Induction hardening is the manufacturing process that produces a surface hardening of a conductive material by placing that material within a large, rapidly fluctuating magnetic field. The magnetic field induces a temporary electric current that heats the material but only to a rather shallow depth. The material is then immediately quenched in a bath. The heating and sudden cooling causes crystal formation within the outermost layers of the material, but the core material is unaffected and maintains its original properties. This dual nature is a key characteristic of induction hardening.

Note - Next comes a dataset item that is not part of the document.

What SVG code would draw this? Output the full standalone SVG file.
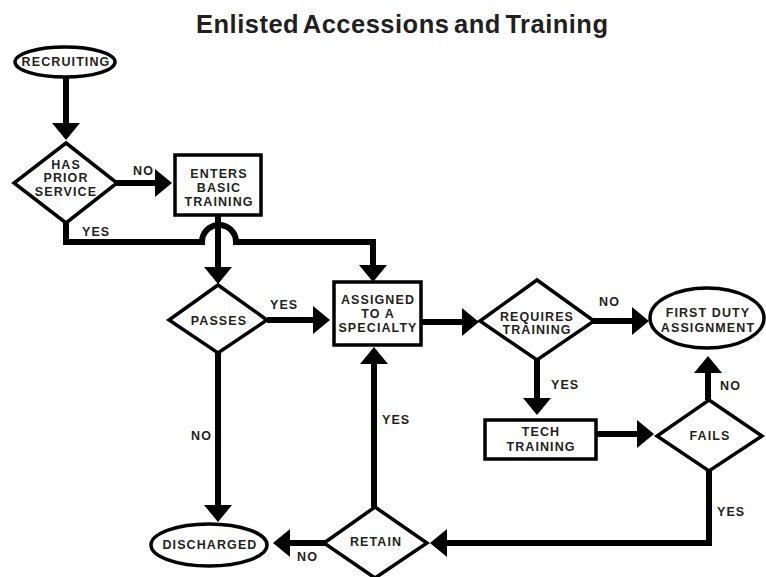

The hardening of steels and other metals has long been accomplished by heating the piece in a flame of some origin or in a furnace and then quickly dropping the piece in water or other coolant. A hardened metal does not gouge as easily, slides against other surfaces more easily and resists wear. The piece is also more brittle and could break or shatter more easily when struck or dropped. By heating only the surface, the hardness characteristic is acquired only by the surface. The remainder of the piece retains the strength of the original material.
Heating a metal or other conductive material by conductance or direct heat causes the entire piece to heat because the electrons are excited and become more mobile, quickly flowing from hotter areas to cooler areas. In induction hardening, the outer electrons are "induced" to react to the fluctuating magnetic fields by producing electric eddy currents. These currents flow in tiny circles as the electrons respond to the constantly changing direction of the magnetic field. The heat does not have a means to be conducted deeply into the material.
The type, size and uniformity of the crystals formed during the quenching step of induction hardening determine the ultimate quality of the hardened piece. The material undergoes a phase change from a solid to a crystal called a diffusionless transformation. The atoms move essentially simultaneously a very short distance. In steel, a very hard crystalline structure known as martensite is usually the desired final form of the surface layer. Martensitic crystals are also found in other hardened materials, including ceramics.
Applications that require strong but smooth, hard surfaces are ideal candidates for induction hardening. Drive-train components in automobiles, gears in many applications, tooling requiring close tolerances, molds and high-speed manufacturing operations that trim parts all benefit from the dual nature of induction hardened parts. The process is relatively inexpensive; the largest operating cost is the energy input itself. Induction furnaces run from table-top sizes to capacities that can handle major rocket components. Reproducible, high-quality results are standard in these operations.